And while I initially had no problem with these habitual TP’s, etc.; it began to take a toll on me. The mass TPs and group chats seemed like a cattle call rather than a way to commune and get to know other Second Life community members; there was nothing personal in them, and the only time I ever heard from many of these DJs and hosts was when they were having a party. There was never an individual, nor personal hello…not one conversation held that conveyed anything other than “letting go” at yet another elaborately orchestrated party.
This realization would become especially perplexing when I would invite these same individuals to gatherings at the SL Parade Headquarters, because whenever I had an event, none of them would turn up to support it. And while I understand that many SL community members are busy at various clubs and other venues, I also think it prudent that if one asks for support, then there should be willingness to give the same support to others business owners, too.
This mindset is a little bit more than going where your bread is buttered. Though a lucid reference that has been used since the 1500’s, the concept of “going to where your bread is buttered” stems on the concept of reciprocity. According to Wikipedia, “…reciprocity is a social rule that says people should repay, in kind, what another person has provided for them; that is, people give back (reciprocate) the kind of treatment they have received from another.” (wikipedia.org)
The power of choice is ours when it comes to patronizing venues, but in an ideal world, this patronage should center around the concept of reciprocity. If I attend a venue for instance, and I am tipping DJs, Hosts, and the venue to boot, it would be nice to get that same support, too. Further, not only should I receive this support, but others that regularly patronize a given venue should as well.
And this concept of reciprocity should not be limited to clubs, but also be intrinsic in SL churches and other types of venues, too. In terms of the SL church, it is my belief that reciprocity should come in the form of direct community involvement. From holding private conferences between two individual members who have publicly bickered on social media, to mapping out fundraisers for community members that are experiencing real life hardship, this form of reciprocity should be in accordance to what a real life church would do.
Wikipedia also vividly describes another tenet of reciprocity by providing examples. The online encyclopedia states, “By virtue of the rule of reciprocity, people are obligated to repay favors, gifts, invitations, etc. in the future. If someone receives a gift for their birthday, a reciprocal expectation may influence them to do the same on the gift-giver’s birthday. This sense of future obligation associated with reciprocity makes it possible to build continuing relationships and exchanges. Reciprocal actions of this nature are important to social psychology as they can help explain the maintenance of social norms.” (wikipedia.org)
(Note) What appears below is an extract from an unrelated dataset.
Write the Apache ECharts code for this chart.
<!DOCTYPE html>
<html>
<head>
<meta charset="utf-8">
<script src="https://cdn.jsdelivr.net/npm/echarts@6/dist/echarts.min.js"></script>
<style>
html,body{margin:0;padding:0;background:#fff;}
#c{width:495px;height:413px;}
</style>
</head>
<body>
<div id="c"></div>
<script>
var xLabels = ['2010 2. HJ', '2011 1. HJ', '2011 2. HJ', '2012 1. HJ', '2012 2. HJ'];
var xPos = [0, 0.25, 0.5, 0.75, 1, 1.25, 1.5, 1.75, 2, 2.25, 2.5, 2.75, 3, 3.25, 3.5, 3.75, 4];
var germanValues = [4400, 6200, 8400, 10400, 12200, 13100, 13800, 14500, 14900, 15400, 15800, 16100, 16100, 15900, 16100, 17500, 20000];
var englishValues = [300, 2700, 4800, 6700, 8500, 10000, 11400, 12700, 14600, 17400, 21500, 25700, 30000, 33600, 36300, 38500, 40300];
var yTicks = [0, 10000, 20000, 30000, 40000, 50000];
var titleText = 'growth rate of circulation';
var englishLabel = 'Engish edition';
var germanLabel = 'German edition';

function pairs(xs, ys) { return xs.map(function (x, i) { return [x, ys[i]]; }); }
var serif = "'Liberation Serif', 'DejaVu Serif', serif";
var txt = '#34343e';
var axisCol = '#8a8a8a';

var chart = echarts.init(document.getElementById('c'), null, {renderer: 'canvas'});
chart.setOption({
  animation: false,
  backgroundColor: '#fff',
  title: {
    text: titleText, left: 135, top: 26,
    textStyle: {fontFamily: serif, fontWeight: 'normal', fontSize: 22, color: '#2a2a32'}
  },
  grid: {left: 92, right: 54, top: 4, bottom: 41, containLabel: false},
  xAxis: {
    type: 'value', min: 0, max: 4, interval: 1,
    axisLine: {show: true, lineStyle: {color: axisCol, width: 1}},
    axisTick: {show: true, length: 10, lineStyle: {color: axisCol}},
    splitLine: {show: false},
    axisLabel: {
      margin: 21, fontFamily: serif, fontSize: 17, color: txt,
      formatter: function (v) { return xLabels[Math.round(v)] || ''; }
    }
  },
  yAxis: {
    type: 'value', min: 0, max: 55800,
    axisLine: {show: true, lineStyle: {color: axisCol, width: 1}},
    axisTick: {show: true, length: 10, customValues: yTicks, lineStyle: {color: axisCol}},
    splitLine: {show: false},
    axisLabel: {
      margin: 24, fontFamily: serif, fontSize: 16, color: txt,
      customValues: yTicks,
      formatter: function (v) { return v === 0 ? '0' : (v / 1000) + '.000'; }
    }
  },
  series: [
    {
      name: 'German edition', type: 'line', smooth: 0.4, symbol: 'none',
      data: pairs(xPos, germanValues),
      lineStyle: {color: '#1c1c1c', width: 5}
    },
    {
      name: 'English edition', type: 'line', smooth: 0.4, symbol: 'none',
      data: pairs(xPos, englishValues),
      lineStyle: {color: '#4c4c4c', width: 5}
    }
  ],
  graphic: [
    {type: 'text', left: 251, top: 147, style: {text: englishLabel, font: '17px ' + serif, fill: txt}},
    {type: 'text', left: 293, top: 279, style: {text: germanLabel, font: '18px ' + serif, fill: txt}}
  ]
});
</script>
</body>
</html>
I would also like to stress that the kind of reciprocity that I am encouraging is not negative. I am encouraging positive (and balanced) reciprocity. When practiced in this light, reciprocity is more than a moral obligation; it also entails the building and cultivation of relationships within social groups. With this in mind, how can a venue–let alone a DJ, Host, etc.–ask for the SL community’s support, yet fail to give the very same support they ask for in return? Though a rhetorical question, I would argue that if the true definition of reciprocity was practiced, it would facilitate some sincere interaction and effective business building.
The last time I questioned motives and priorities in Second Life, I got pounded upon. However, this pounding will not stop me (nor should it stop you) from stating the obvious: it is important to support businesses (DJs, hosts, etc.) and venues that will go out their way to legitimately support the success of others. Doing so creates a more personalized atmosphere, while also demonstrating a sincere effort in legitimately supporting in-world businesses.